What I’ve written here is different from other writings on the Sermon on the Mount. For more than two thousand years we have benefited from scholars, translators, and interpreters who have indeed debated and taken different positions on the words of Christ, yet they have been talking about the most important words we have on record of the teachings of Jesus. I believe that by using the best translations available and accept- ing that these words were written based on the oral teachings of Christ and written down for us by Matthew and Luke, we must take these words seriously as a rule of life. In fact, many Christian communities throughout the centuries have based their rules of living together on the words of this sermon.

So I’m not attempting to write a scholarly book on the Sermon on the Mount. I’m trying to provide a field manual for living the life Jesus wants for us.

This book, which includes content from a film series I did by the same name, can stand alone, or it can be used along with the DVD as a field manual for groups or individuals who want, not only to know more about the Sermon on the Mount, but also to live what it teaches.

The Sermon on the Mount is full of hard teachings, but at my core I believe Jesus wants us to live out these teachings, however imperfectly. I believe also that by living these teachings Jesus gives us incredible and abundant life. He even promises that if we practice the commands and teach others to do so, we will be called “great in the kingdom of heaven.” He says that those who hear his words and put them into practice are wise. Those who do not are foolish.

Jesus didn’t intentionally make this so hard we can’t possibly live any of these teachings. I believe the teachings are doable, but the problem is that the church has long taught that these truths are so unattainable and impractical that they’ve simply been ignored.

What G. K. Chesterton said about the Christian life is par- ticularly true about the Sermon on the Mount: “The Christian ideal has not been tried and found wanting; it has been found difficult and left untried.”

Not only has it been found difficult and left untried, but even to suggest following the Sermon on the Mount as literally as possible—we’ll make plucking out your eyes and cutting off your hands a quick exception—appears to many as some sort of fanaticism.

I teach at a small university in Texas. Each year I stand in front of eager—and sometimes not so eager—students and teach them the truths in the Sermon on the Mount.
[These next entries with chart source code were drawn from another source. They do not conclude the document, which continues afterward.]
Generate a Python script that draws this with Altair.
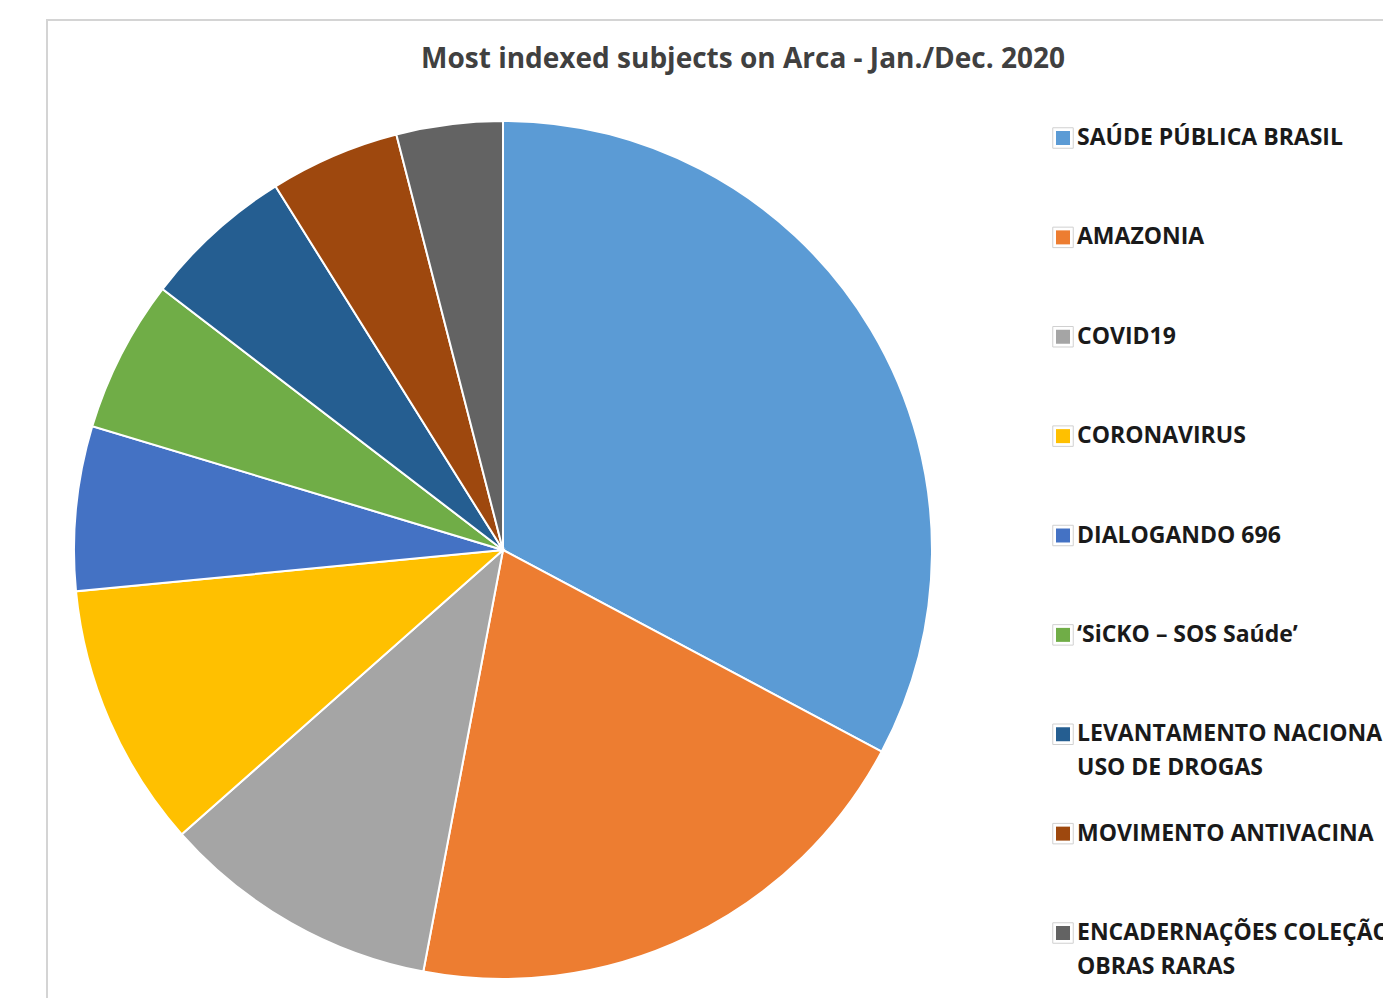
import altair as alt
import pandas as pd

# ---- data ----
subjects = [
    "SAÚDE PÚBLICA BRASIL",
    "AMAZONIA",
    "COVID19",
    "CORONAVIRUS",
    "DIALOGANDO 696",
    "‘SiCKO – SOS Saúde’",
    "LEVANTAMENTO NACIONAL SOBRE O USO DE DROGAS",
    "MOVIMENTO ANTIVACINA",
    "ENCADERNAÇÕES COLEÇÃO OBRAS RARAS",
]
shares = [32.8, 20.2, 10.5, 10.0, 6.2, 5.75, 5.7, 4.9, 4.0]
label_line1 = [
    "SAÚDE PÚBLICA BRASIL",
    "AMAZONIA",
    "COVID19",
    "CORONAVIRUS",
    "DIALOGANDO 696",
    "‘SiCKO – SOS Saúde’",
    "LEVANTAMENTO NACIONAL SOBRE O",
    "MOVIMENTO ANTIVACINA",
    "ENCADERNAÇÕES COLEÇÃO",
]
label_line2 = ["", "", "", "", "", "", "USO DE DROGAS", "", "OBRAS RARAS"]
palette = ["#5B9BD5", "#ED7D31", "#A5A5A5", "#FFC000", "#4472C4",
           "#70AD47", "#255E91", "#9E480E", "#636363"]
title_text = "Most indexed subjects on Arca - Jan./Dec. 2020"

df = pd.DataFrame({
    "subject": subjects,
    "share": shares,
    "rank": list(range(len(subjects))),
    "line1": label_line1,
    "line2": label_line2,
})

color_scale = alt.Scale(domain=subjects, range=palette)
FONT = "Open Sans"

base = alt.Chart(df)

frame = alt.Chart(pd.DataFrame({"f": [0]})).mark_rect(
    fill="white", fillOpacity=0, stroke="#D4D4D4", strokeWidth=2
).encode(x=alt.value(0), y=alt.value(0), x2=alt.value(4000), y2=alt.value(4000))

pie = base.mark_arc(radius=429, stroke="white", strokeWidth=2).encode(
    theta=alt.Theta("share:Q", stack=True),
    order=alt.Order("rank:Q"),
    color=alt.Color("subject:N", scale=color_scale, legend=None),
    x=alt.value(456),
    y=alt.value(530),
)

leg_y = alt.Y("subject:N", scale=alt.Scale(domain=subjects, range=[118, 913], padding=0), axis=None)

sym_outer = base.mark_square(size=420, fill="white", stroke="#D0D0D0", strokeWidth=1, opacity=1).encode(
    x=alt.value(1016), y=leg_y
)
sym_inner = base.mark_square(size=196, opacity=1, strokeWidth=0).encode(
    x=alt.value(1016), y=leg_y,
    color=alt.Color("subject:N", scale=color_scale, legend=None),
)
txt1 = base.mark_text(align="left", baseline="middle", font=FONT, fontWeight="bold",
                      fontSize=23, color="#1A1A1A").encode(
    x=alt.value(1030), y=leg_y, text="line1:N"
)
txt2 = base.transform_filter("datum.line2 != ''").mark_text(
    align="left", baseline="middle", font=FONT, fontWeight="bold",
    fontSize=23, color="#1A1A1A", dy=34).encode(
    x=alt.value(1030), y=leg_y, text="line2:N"
)

chart = alt.layer(frame, pie, sym_outer, sym_inner, txt1, txt2).properties(
    width=1336,
    height=978,
    autosize=alt.AutoSizeParams(type="none"),
    padding={"left": 39, "top": 12, "right": 0, "bottom": 0},
    background="white",
    title=alt.TitleParams(
        text=title_text, font=FONT, fontSize=28, fontWeight="bold", color="#404040",
        anchor="middle", frame="group", offset=0, dx=28, dy=55,
    ),
).configure_view(stroke=None)

chart.save("out.html", embed_options={"renderer": "svg", "actions": False})
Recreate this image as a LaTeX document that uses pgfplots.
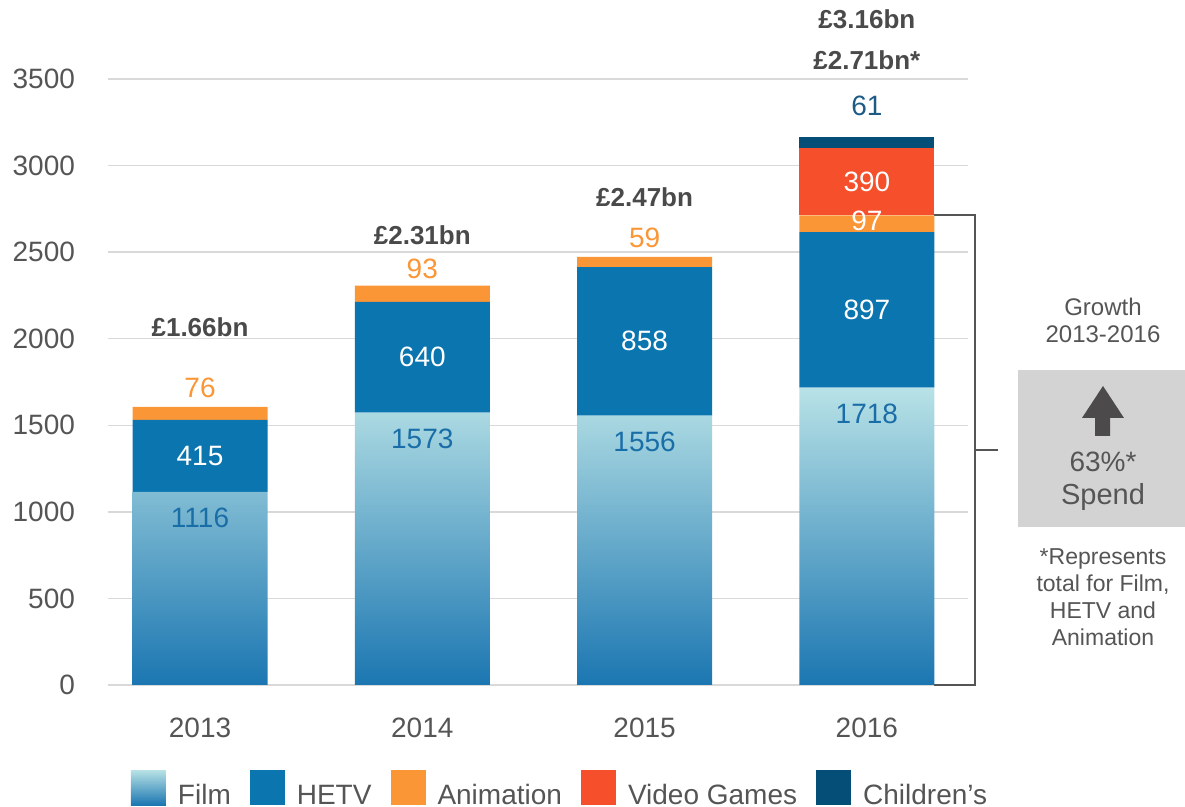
\documentclass[border=0pt]{standalone}
\usepackage{pgfplots}
\pgfplotsset{compat=1.18}
\usetikzlibrary{shadings}
\usepackage{fontspec}
\setmainfont{Liberation Sans}
\definecolor{hetv}{HTML}{0B75AF}
\definecolor{anim}{HTML}{FB9637}
\definecolor{vg}{HTML}{F5502B}
\definecolor{child}{HTML}{044E78}
\definecolor{filmtop}{HTML}{B8E2E6}
\definecolor{filmmid}{HTML}{74AACB}
\definecolor{filmbot}{HTML}{1B76B1}
\definecolor{txt}{HTML}{555555}
\definecolor{tot}{HTML}{4A4A4A}
\definecolor{grd}{HTML}{D9D9D9}
\definecolor{filmlbl}{HTML}{1A6EA8}
\definecolor{childlbl}{HTML}{1D5B85}
\definecolor{boxgray}{HTML}{D3D3D3}
\definecolor{arrowgray}{HTML}{4D4A4B}
\tikzset{lbl/.style={font=\fontsize{14}{16}\selectfont},
  totl/.style={font=\bfseries\fontsize{13}{15}\selectfont, text=tot}}
\begin{document}
\begin{tikzpicture}
\begin{axis}[
  at={(0,0)}, anchor=south west,
  scale only axis, width=430pt, height=303pt,
  xmin=-0.414, xmax=3.455, ymin=0, ymax=3500,
  ybar stacked, bar width=67.5pt,
  axis line style={draw=none}, major tick length=0pt,
  ytick={0,500,...,3500}, ymajorgrids, grid style={grd, line width=0.75pt},
  xtick={0,1,2,3}, xticklabels={2013,2014,2015,2016},
  tick label style={font=\fontsize{14}{16}\selectfont, text=txt},
  yticklabel style={xshift=-13pt},
  xticklabel style={yshift=-13pt},
  /pgf/number format/assume math mode=true,
  /pgf/number format/1000 sep={},
  clip=false,
  legend columns=5,
  legend style={draw=none, fill=none, inner sep=0pt, outer sep=0pt,
    font=\fontsize{14}{16}\selectfont, text=txt,
    cells={anchor=base west},
    at={(0.0267,-0.1403)}, anchor=north west,
    /tikz/every odd column/.append style={column sep=4pt},
    /tikz/every even column/.append style={column sep=7.5pt}},
  legend image code/.code={\path[#1, draw=none] (0pt,-0.5pt) rectangle (17.5pt,17pt);},
]
\addplot[draw=none, top color=filmtop, middle color=filmmid, bottom color=filmbot]
  coordinates {(0,1116) (1,1573) (2,1556) (3,1718)};
\addplot[draw=none, fill=hetv] coordinates {(0,415) (1,640) (2,858) (3,897)};
\addplot[draw=none, fill=anim] coordinates {(0,76) (1,93) (2,59) (3,97)};
\addplot[draw=none, fill=vg] coordinates {(0,0) (1,0) (2,0) (3,390)};
\addplot[draw=none, fill=child] coordinates {(0,0) (1,0) (2,0) (3,61)};
\legend{Film,HETV,Animation,Video Games,Children's}

\coordinate (f0) at (axis cs:0,1116);
\coordinate (f1) at (axis cs:1,1573);
\coordinate (f2) at (axis cs:2,1556);
\coordinate (f3) at (axis cs:3,1718);
\coordinate (h0) at (axis cs:0,1323.5);
\coordinate (h1) at (axis cs:1,1893);
\coordinate (h2) at (axis cs:2,1985);
\coordinate (h3) at (axis cs:3,2166.5);
\coordinate (a0) at (axis cs:0,1607);
\coordinate (a1) at (axis cs:1,2306);
\coordinate (a2) at (axis cs:2,2473);
\coordinate (a3) at (axis cs:3,2663.5);
\coordinate (v3) at (axis cs:3,2907);
\coordinate (c3) at (axis cs:3,3343);
\coordinate (t0) at (axis cs:0,2067);
\coordinate (t1) at (axis cs:1,2598);
\coordinate (t2) at (axis cs:2,2818);
\coordinate (t3a) at (axis cs:3,3609);
\coordinate (t3b) at (axis cs:3,3845);
\draw[txt, line width=1pt] (axis cs:3.3037,2712) -- (axis cs:3.488,2712) -- (axis cs:3.488,0) -- (axis cs:3.3037,0);
\draw[txt, line width=1pt] (axis cs:3.488,1356) -- (axis cs:3.59,1356);
\end{axis}
% value labels on top of the bars
\node[lbl, text=filmlbl, yshift=-13pt] at (f0) {1116};
\node[lbl, text=filmlbl, yshift=-13pt] at (f1) {1573};
\node[lbl, text=filmlbl, yshift=-13pt] at (f2) {1556};
\node[lbl, text=filmlbl, yshift=-13pt] at (f3) {1718};
\node[lbl, text=white] at (h0) {415};
\node[lbl, text=white] at (h1) {640};
\node[lbl, text=white] at (h2) {858};
\node[lbl, text=white] at (h3) {897};
\node[lbl, text=anim, yshift=9.5pt] at (a0) {76};
\node[lbl, text=anim, yshift=8.5pt] at (a1) {93};
\node[lbl, text=anim, yshift=9.5pt] at (a2) {59};
\node[lbl, text=white, yshift=1.5pt] at (a3) {97};
\node[lbl, text=white] at (v3) {390};
\node[lbl, text=childlbl] at (c3) {61};
\node[totl] at (t0) {£1.66bn};
\node[totl] at (t1) {£2.31bn};
\node[totl] at (t2) {£2.47bn};
\node[totl] at (t3a) {£2.71bn*};
\node[totl] at (t3b) {£3.16bn};
% right annotation
\node[text=txt, align=center, font=\fontsize{12}{13.5}\selectfont] at (497.5pt,182.25pt) {Growth\\2013-2016};
\fill[boxgray] (455pt,79pt) rectangle (540pt,157.5pt);
\fill[arrowgray] (497.5pt,149.5pt) -- (508pt,133.5pt) -- (501pt,133.5pt) -- (501pt,124.5pt) -- (493.5pt,124.5pt) -- (493.5pt,133.5pt) -- (487pt,133.5pt) -- cycle;
\node[text=txt, font=\fontsize{14}{17}\selectfont] at (497.5pt,111.5pt) {63\%*};
\node[text=txt, font=\fontsize{14.5}{17}\selectfont] at (497.5pt,94pt) {Spend};
\node[text=txt, align=center, font=\fontsize{11.5}{13.5}\selectfont] at (497.5pt,44pt) {*Represents\\total for Film,\\HETV and\\Animation};
\pgfresetboundingbox
\path (-54pt,-61pt) rectangle (538.5pt,342.5pt);
\end{tikzpicture}
\end{document}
I always have to convince them that Jesus is really serious about living this life. This isn’t “Suggestions on the Mount.” This isn’t Jesus raising the bar so high that we can only try and fail and so learn a lesson about the grace of God—though certainly that will happen over and over in our lives.

No, this is Jesus standing in the hills around Capernaum, probably overlooking the Sea of Galilee, a breeze blowing, and eager—and some not so eager—people hanging on Jesus’ words. Some wanted to catch him in theological corners and then try to paint him in. Others wanted just to be healed of diseases. Still others heard those words and believed that they could follow Jesus and do what he said.

So, here is the beginning and the end of the Sermon on the Mount: doing what Jesus says. And that’s what this book is about.

The question for us is not, “Can you do these teachings?” They are doable but not doable perfectly, so expect some failure, some resistance from yourself and others.

No, the question is, “Will you try?” This book is a field guide for those who choose to try.